- **Aim of the exercise**
Report back each line of the records that contains the string "this".
*** Rows
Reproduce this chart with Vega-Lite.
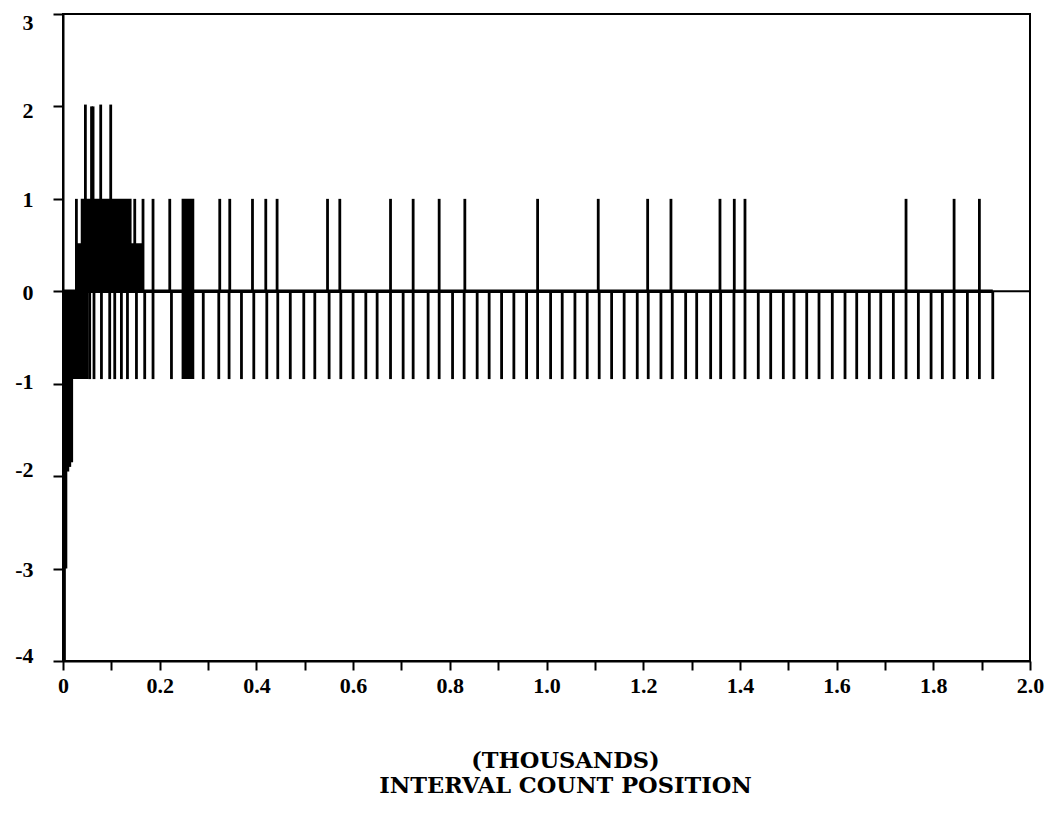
{
  "$schema": "https://vega.github.io/schema/vega-lite/v6.json",
  "width": 967,
  "height": 647,
  "autosize": {"type": "none"},
  "padding": {"left": 63, "top": 14, "right": 21, "bottom": 156},
  "background": "white",
  "config": {
    "view": {"stroke": "black", "strokeWidth": 2},
    "axis": {
      "labelFont": "Liberation Serif",
      "labelFontWeight": "bold",
      "labelColor": "black",
      "titleFont": "DejaVu Serif",
      "titleFontWeight": "bold",
      "titleColor": "black",
      "domainColor": "black",
      "domainWidth": 2,
      "tickColor": "black",
      "tickWidth": 2,
      "grid": false
    }
  },
  "datasets": {
    "spikes": [
      {"x": 0.003, "v": -4.0}, {"x": 0.006, "v": -3.0}, {"x": 0.010, "v": -1.95}, {"x": 0.014, "v": -1.9}, {"x": 0.018, "v": -1.85},
      {"x": 0.0552, "v": -0.95}, {"x": 0.0641, "v": -0.95}, {"x": 0.0795, "v": -0.95}, {"x": 0.0966, "v": -0.95},
      {"x": 0.1070, "v": -0.95}, {"x": 0.1208, "v": -0.95}, {"x": 0.1333, "v": -0.95}, {"x": 0.1519, "v": -0.95},
      {"x": 0.1690, "v": -0.95}, {"x": 0.1862, "v": -0.95}, {"x": 0.2243, "v": -0.95}, {"x": 0.2901, "v": -0.95},
      {"x": 0.3222, "v": -0.95}, {"x": 0.3435, "v": -0.95}, {"x": 0.3691, "v": -0.95}, {"x": 0.3946, "v": -0.95},
      {"x": 0.4215, "v": -0.95}, {"x": 0.4442, "v": -0.95}, {"x": 0.4701, "v": -0.95}, {"x": 0.4980, "v": -0.95},
      {"x": 0.5208, "v": -0.95}, {"x": 0.5504, "v": -0.95}, {"x": 0.5746, "v": -0.95}, {"x": 0.6000, "v": -0.95},
      {"x": 0.6263, "v": -0.95}, {"x": 0.6497, "v": -0.95}, {"x": 0.6774, "v": -0.95}, {"x": 0.7035, "v": -0.95},
      {"x": 0.7242, "v": -0.95}, {"x": 0.7552, "v": -0.95}, {"x": 0.7780, "v": -0.95}, {"x": 0.8057, "v": -0.95},
      {"x": 0.8297, "v": -0.95}, {"x": 0.8566, "v": -0.95}, {"x": 0.8814, "v": -0.95}, {"x": 0.9071, "v": -0.95},
      {"x": 0.9325, "v": -0.95}, {"x": 0.9588, "v": -0.95}, {"x": 0.9816, "v": -0.95}, {"x": 1.0085, "v": -0.95},
      {"x": 1.0325, "v": -0.95}, {"x": 1.0588, "v": -0.95}, {"x": 1.0842, "v": -0.95}, {"x": 1.1090, "v": -0.95},
      {"x": 1.1347, "v": -0.95}, {"x": 1.1606, "v": -0.95}, {"x": 1.1877, "v": -0.95}, {"x": 1.2104, "v": -0.95},
      {"x": 1.2367, "v": -0.95}, {"x": 1.2601, "v": -0.95}, {"x": 1.2878, "v": -0.95}, {"x": 1.3106, "v": -0.95},
      {"x": 1.3395, "v": -0.95}, {"x": 1.3602, "v": -0.95}, {"x": 1.3877, "v": -0.95}, {"x": 1.4105, "v": -0.95},
      {"x": 1.4380, "v": -0.95}, {"x": 1.4637, "v": -0.95}, {"x": 1.4898, "v": -0.95}, {"x": 1.5119, "v": -0.95},
      {"x": 1.5382, "v": -0.95}, {"x": 1.5636, "v": -0.95}, {"x": 1.5911, "v": -0.95}, {"x": 1.6174, "v": -0.95},
      {"x": 1.6416, "v": -0.95}, {"x": 1.6677, "v": -0.95}, {"x": 1.6913, "v": -0.95}, {"x": 1.7174, "v": -0.95},
      {"x": 1.7436, "v": -0.95}, {"x": 1.7691, "v": -0.95}, {"x": 1.7954, "v": -0.95}, {"x": 1.8187, "v": -0.95},
      {"x": 1.8430, "v": -0.95}, {"x": 1.8705, "v": -0.95}, {"x": 1.8953, "v": -0.95}, {"x": 1.9230, "v": -0.95},
      {"x": 0.0277, "v": 1.0}, {"x": 0.1484, "v": 1.0}, {"x": 0.1655, "v": 1.0}, {"x": 0.1862, "v": 1.0},
      {"x": 0.2208, "v": 1.0}, {"x": 0.3242, "v": 1.0}, {"x": 0.3449, "v": 1.0}, {"x": 0.3919, "v": 1.0},
      {"x": 0.4194, "v": 1.0}, {"x": 0.4428, "v": 1.0}, {"x": 0.5471, "v": 1.0}, {"x": 0.5725, "v": 1.0},
      {"x": 0.6774, "v": 1.0}, {"x": 0.7242, "v": 1.0}, {"x": 0.7780, "v": 1.0}, {"x": 0.8311, "v": 1.0},
      {"x": 0.9816, "v": 1.0}, {"x": 1.1070, "v": 1.0}, {"x": 1.2092, "v": 1.0}, {"x": 1.2574, "v": 1.0},
      {"x": 1.3588, "v": 1.0}, {"x": 1.3884, "v": 1.0}, {"x": 1.4105, "v": 1.0}, {"x": 1.7436, "v": 1.0},
      {"x": 1.8430, "v": 1.0}, {"x": 1.8953, "v": 1.0},
      {"x": 0.0463, "v": 2.02}, {"x": 0.0590, "v": 2.0}, {"x": 0.0622, "v": 2.0}, {"x": 0.0780, "v": 2.02}, {"x": 0.0987, "v": 2.02}
    ],
    "blocks": [
      {"x0": 0.0, "x1": 0.053, "v0": -0.95, "v1": 0},
      {"x0": 0.0277, "x1": 0.1655, "v0": 0, "v1": 0.52},
      {"x0": 0.0367, "x1": 0.1418, "v0": 0, "v1": 1.0},
      {"x0": 0.2453, "x1": 0.2715, "v0": -0.95, "v1": 1.0}
    ],
    "baseline": [{"x0": 0, "x1": 1.923}],
    "zeroline": [{"x0": 0, "x1": 2.0}]
  },
  "layer": [
    {
      "data": {"name": "zeroline"},
      "mark": {"type": "rule", "color": "black", "strokeWidth": 2},
      "encoding": {
        "x": {"field": "x0", "type": "quantitative"},
        "x2": {"field": "x1"},
        "y": {"datum": 0, "type": "quantitative"}
      }
    },
    {
      "data": {"name": "baseline"},
      "mark": {"type": "rule", "color": "black", "strokeWidth": 3.5},
      "encoding": {
        "x": {"field": "x0", "type": "quantitative"},
        "x2": {"field": "x1"},
        "y": {"datum": 0, "type": "quantitative"}
      }
    },
    {
      "data": {"name": "blocks"},
      "mark": {"type": "rect", "color": "black"},
      "encoding": {
        "x": {"field": "x0", "type": "quantitative"},
        "x2": {"field": "x1"},
        "y": {"field": "v0", "type": "quantitative"},
        "y2": {"field": "v1"}
      }
    },
    {
      "data": {"name": "spikes"},
      "mark": {"type": "rule", "color": "black", "strokeWidth": 2.8},
      "encoding": {
        "x": {
          "field": "x", "type": "quantitative",
          "scale": {"domain": [0, 2], "nice": false, "zero": false},
          "axis": {
            "values": [0, 0.1, 0.2, 0.3, 0.4, 0.5, 0.6, 0.7, 0.8, 0.9, 1.0, 1.1, 1.2, 1.3, 1.4, 1.5, 1.6, 1.7, 1.8, 1.9, 2.0],
            "labelExpr": "datum.value == 0 ? '0' : (round(datum.value * 10) % 2 == 0 ? format(datum.value, '.1f') : '')",
            "labelFontSize": 22,
            "tickSize": 9,
            "labelPadding": 5,
            "labelFlush": false,
            "labelOverlap": false,
            "title": ["(THOUSANDS)", "INTERVAL COUNT POSITION"],
            "titleFontSize": 22.5,
            "titleLineHeight": 25,
            "titleAnchor": "start",
            "titleAlign": "center",
            "titleBaseline": "top",
            "titleX": 502,
            "titleY": 88
          }
        },
        "y": {
          "field": "v", "type": "quantitative",
          "scale": {"domain": [-4, 3], "nice": false, "zero": false},
          "axis": {
            "values": [-4, -3, -2, -1, 0, 1, 2, 3],
            "labelExpr": "datum.value < 0 ? '-' + abs(datum.value) : '' + datum.value",
            "labelFontSize": 22,
            "tickSize": 10,
            "labelPadding": 20,
            "labelOffset": {"expr": "datum.value == 3 ? 8 : datum.value == 2 ? 4 : datum.value == -2 ? -7 : datum.value == -4 ? -6 : datum.value == -1 ? -2 : 1"},
            "labelFlush": false,
            "labelOverlap": false,
            "title": null
          }
        },
        "y2": {"datum": 0}
      }
    }
  ]
}
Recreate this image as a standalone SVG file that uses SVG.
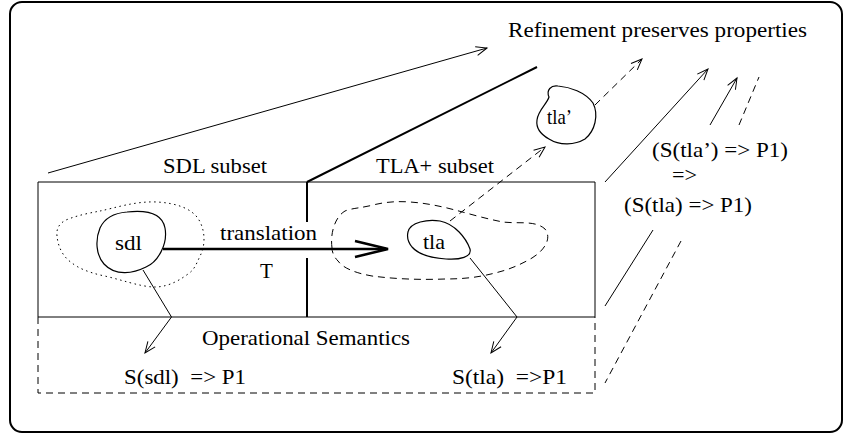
******
- **Worked answer**
Reproduce this chart with Vega-Lite.
Recreate this image as a standalone SVG file that uses SVG.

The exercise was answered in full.